Monday, April 27, 2009

End of Semester

My friend Matt put finals week very eloquently the other day:

Finals week is for everyone else -- for English majors, finals week is the week BEFORE finals when they turn in their final papers.
(For more on Matt, check out his Blesis -- Blog for my Thesis -- here)

So very true. So, in lieu of a real post, an excerpt from the paper I'm working on now, my second-to-last Post Colonial Lit paper.

In the great Literature family, we could say that Post-colonialism is something like the middle child, trying to stand up to the reputation of their older, more recognized sibling while at the same time trying to strike out on their own to form a new reputation altogether.[1] Trapped by accepted modes of transmission for stories, both in terms of language and form, Postcolonial authors still continue trying to tell stories that are relevant to them and counteract the last generation’s misinformation. This has been the case in all of the seven postcolonial novels we have read so far this semester, authors trying to tell stories that are relevant to themselves, their people and place, and their causes. Such is also the case in Alaa Al Aswany’s Chicago, a 2007 novel about the lives of Egyptian immigrants and some of the Americans in their lives living and working in and around the city of Chicago. Throughout his novel, Aswany uses many of the same techniques the authors we read in class did to make a point about how we think we understand life and minority populations in the United States.

Salman Rushdie’s Midnight’s Children gives us a wonderful example not only of middle child trying to step beyond older child’s shadow, but middle child openly making fun of the whole concept of the western construction of novels. With his absurdly omnipotent Saleem, the young man narrating the story with a healthy helping of god-like panache who takes credit for everything that happens to anyone in the story, Rushdie suggests that one person is insufficient to knowing the whole story, and that many perspectives are needed both to relate the story and also provide connections between all of the characters. That Saleem should be responsible for all events, large and small, is almost laughable. Rushdie’s other lesson in this book is that, at the same time one person cannot know a whole story, a single character cannot be a story unto themselves, and many characters are needed to fully form a cohesive tale. Saleem makes himself into the embodiment of the country of India, just as older sibling’s novels once made other main characters into the embodiments of virtue or experience, held up for the world to see and compare to. Saleem cannot possibly be India, and the experiences of the west’s chosen main characters cannot possibly be everyone’s. Aswany uses both of these concepts to a certain extent in Chicago – realizing that one person cannot know the whole story, he distributes the experiences of the story between many people, providing the necessary perspectives to fully understand the events. And none of these characters are the stereotypes the western audience is accustomed to seeing in their literature – the women are not submissive and veiled (or at least, they do not seem so), the men are neither feminine no brutish, and their culture is not one that wants to blow America to smithereens. Aswany uses his diverse and different cast to show his readers that the story of ‘the immigrant experience’ cannot be shown by one voice alone, just as Rushdie shows India’s story cannot be told by one voice alone either.

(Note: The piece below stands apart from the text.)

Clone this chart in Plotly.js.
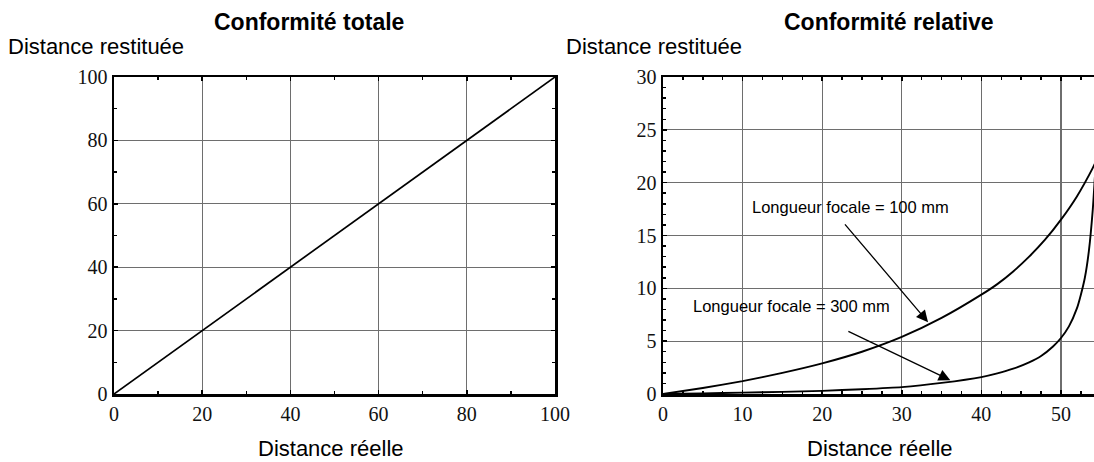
<!DOCTYPE html>
<html>
<head>
<meta charset="utf-8">
<script src="https://cdn.plot.ly/plotly-3.0.1.min.js"></script>
<style>
  html, body { margin: 0; padding: 0; background: #fff; }
  #chart { width: 1094px; height: 462px; }
</style>
</head>
<body>
<div id="chart"></div>
<script>
// Conformité totale : distance restituée = distance réelle
const totalX = [0, 100];
const totalY = [0, 100];

// Conformité relative, longueur focale 100 mm
const focal100X = [0, 5, 10, 15, 20, 25, 30, 35, 40, 42, 44, 46, 48, 50, 52, 54, 55];
const focal100Y = [0, 0.57, 1.22, 2.0, 2.9, 4.0, 5.4, 7.2, 9.4, 10.4, 11.6, 13.0, 14.6, 16.5, 18.7, 21.4, 23.0];

// Conformité relative, longueur focale 300 mm
const focal300X = [0, 5, 10, 15, 20, 25, 30, 35, 40, 42, 44, 46, 47.5, 49, 50, 51, 52, 52.5, 53, 53.5, 54, 54.3];
const focal300Y = [0, 0.06, 0.13, 0.2, 0.3, 0.45, 0.65, 1.05, 1.6, 1.95, 2.4, 3.0, 3.6, 4.5, 5.3, 6.4, 8.1, 9.4, 11.0, 13.5, 17.5, 21.0];

// Libellés
const titleLeft = 'Conformité totale';
const titleRight = 'Conformité relative';
const yLabel = 'Distance restituée';
const xLabel = 'Distance réelle';
const label100 = 'Longueur focale = 100 mm';
const label300 = 'Longueur focale = 300 mm';

// Flèches : départ sous chaque libellé, pointe sur la courbe correspondante
const arrow100 = { tail: [22.7, 16.2], head: [33.3, 6.8] };
const arrow300 = { tail: [23.1, 6.0], head: [36.1, 1.3] };

const sans = 'Liberation Sans, Arial, Helvetica, sans-serif';
const serif = 'Liberation Serif, Times New Roman, serif';

const lineStyle = { color: '#000', width: 1.9 };

const traces = [
  { x: totalX, y: totalY, xaxis: 'x', yaxis: 'y', mode: 'lines',
    line: { color: '#000', width: 1.7 }, hoverinfo: 'skip' },
  { x: focal100X, y: focal100Y, xaxis: 'x2', yaxis: 'y2', mode: 'lines',
    line: Object.assign({ shape: 'spline', smoothing: 0.5 }, lineStyle), hoverinfo: 'skip' },
  { x: focal300X, y: focal300Y, xaxis: 'x2', yaxis: 'y2', mode: 'lines',
    line: Object.assign({ shape: 'spline', smoothing: 0.5 }, lineStyle), hoverinfo: 'skip' }
];

function axisBase(extra) {
  return Object.assign({
    showline: true, linecolor: '#000', linewidth: 2.5,
    ticks: 'inside', ticklen: 4, tickwidth: 1.5, tickcolor: '#000',
    showgrid: true, gridcolor: '#6e6e6e', gridwidth: 1.1,
    zeroline: false, fixedrange: true,
    tickfont: { family: serif, size: 20, color: '#111' }
  }, extra);
}

function minorTicks(step) {
  return { dtick: step, ticks: 'inside', ticklen: 3, tickwidth: 1.5, tickcolor: '#000', showgrid: false };
}

const layout = {
  width: 1094, height: 462,
  margin: { l: 0, r: 0, t: 0, b: 0 },
  paper_bgcolor: '#fff', plot_bgcolor: '#fff',
  showlegend: false,
  xaxis: axisBase({ domain: [114 / 1094, 555 / 1094], range: [0, 100], dtick: 20, mirror: 'ticks', anchor: 'y',
    minor: minorTicks(10) }),
  yaxis: axisBase({ domain: [68 / 462, 385 / 462], range: [0, 100], dtick: 20, mirror: 'ticks', anchor: 'x',
    minor: minorTicks(10) }),
  xaxis2: axisBase({ domain: [663 / 1094, 1], range: [0, 54.15], dtick: 10, mirror: 'ticks', anchor: 'y2',
    minor: minorTicks(2.5) }),
  yaxis2: axisBase({ domain: [68 / 462, 385 / 462], range: [0, 30], dtick: 5, mirror: false, anchor: 'x2',
    minor: minorTicks(1) }),
  annotations: [
    { text: '<b>' + titleLeft + '</b>', xref: 'paper', yref: 'paper', x: 309 / 1094, y: 1 - 22 / 462,
      xanchor: 'center', yanchor: 'middle', showarrow: false, font: { family: sans, size: 23, color: '#000' } },
    { text: '<b>' + titleRight + '</b>', xref: 'paper', yref: 'paper', x: 889 / 1094, y: 1 - 22 / 462,
      xanchor: 'center', yanchor: 'middle', showarrow: false, font: { family: sans, size: 23, color: '#000' } },
    { text: yLabel, xref: 'paper', yref: 'paper', x: 6 / 1094, y: 1 - 47 / 462,
      xanchor: 'left', yanchor: 'middle', showarrow: false, font: { family: sans, size: 22, color: '#000' } },
    { text: yLabel, xref: 'paper', yref: 'paper', x: 564 / 1094, y: 1 - 47 / 462,
      xanchor: 'left', yanchor: 'middle', showarrow: false, font: { family: sans, size: 22, color: '#000' } },
    { text: xLabel, xref: 'paper', yref: 'paper', x: 331 / 1094, y: 1 - 448 / 462,
      xanchor: 'center', yanchor: 'middle', showarrow: false, font: { family: sans, size: 22, color: '#000' } },
    { text: xLabel, xref: 'paper', yref: 'paper', x: 880 / 1094, y: 1 - 448 / 462,
      xanchor: 'center', yanchor: 'middle', showarrow: false, font: { family: sans, size: 22, color: '#000' } },
    { text: label100, xref: 'x2', yref: 'y2', x: 10.9, y: 17.7,
      xanchor: 'left', yanchor: 'middle', showarrow: false, font: { family: sans, size: 16.5, color: '#000' } },
    { text: label300, xref: 'x2', yref: 'y2', x: 3.5, y: 8.33,
      xanchor: 'left', yanchor: 'middle', showarrow: false, font: { family: sans, size: 16.5, color: '#000' } },
    { text: '', xref: 'x2', yref: 'y2', axref: 'x2', ayref: 'y2',
      x: arrow100.head[0], y: arrow100.head[1], ax: arrow100.tail[0], ay: arrow100.tail[1],
      showarrow: true, arrowhead: 2, arrowsize: 1.8, arrowwidth: 1.3, arrowcolor: '#000' },
    { text: '', xref: 'x2', yref: 'y2', axref: 'x2', ayref: 'y2',
      x: arrow300.head[0], y: arrow300.head[1], ax: arrow300.tail[0], ay: arrow300.tail[1],
      showarrow: true, arrowhead: 2, arrowsize: 1.8, arrowwidth: 1.3, arrowcolor: '#000' }
  ]
};

Plotly.newPlot('chart', traces, layout, { staticPlot: true, displayModeBar: false });
</script>
</body>
</html>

[1] I am aware that the ‘older/ younger’ divide is a poor choice of words. Certainly the argument can be made (and proven) that non-western literature has been around for generations longer than western literature. However, the west refuses to see it that way, (the entire reason we have this divide in the first place) and so, for the purposes of this paper, the categories will remain as I have named them.

1 comment:

  1. Hmmm... I'm wondering about the random capitalizations: Literature, Postcolonial. These are not proper nouns, unless you've decided to literally give literature a family name.

    Anyway, to respond to your content. First, the main issue. Is your thesis that Aswany's novel "makes a point about minority populations in the United States"? Is that it? I think you can say more than that. If your point is that he uses literary techniques to do so, then that's a more clear thesis, but you should identify what those literary devices are.

    Also, generally we think of postcolonial fiction being set in the former colonies (India, etc.), but this is in the United States. Would we call a novel by Ralph Ellison postcolonial? No, because Ellison is African-American. But it seems the literary techniques you identify in Aswany are not uniquely postcolonial -- they might apply to all novels written anywhere by anyone.

    A second point, you say they are writing literature that is relevant to the lives of the authors, but of course that begs the question of why you are reading it. The fact is, it's possibly relevant to all kinds of readers, but not necessarily in the same way.

    Now, here's the most interesting point you make -- that postcolonial writers are trapped by accepted modes of transmission. (Now, be careful of this sentence because your phrase "accepted modes of transmission" is passive and begs the question -- accepted by whom?) So, if Aswany is trapped, as you say, though I'm not sure he is, then how might you consider that situation of being trapped when you analyze his representation of minorities in the U.S.? That might lead you to a more daring thesis statement than the one you have at the end of your first paragraph. Just a thought.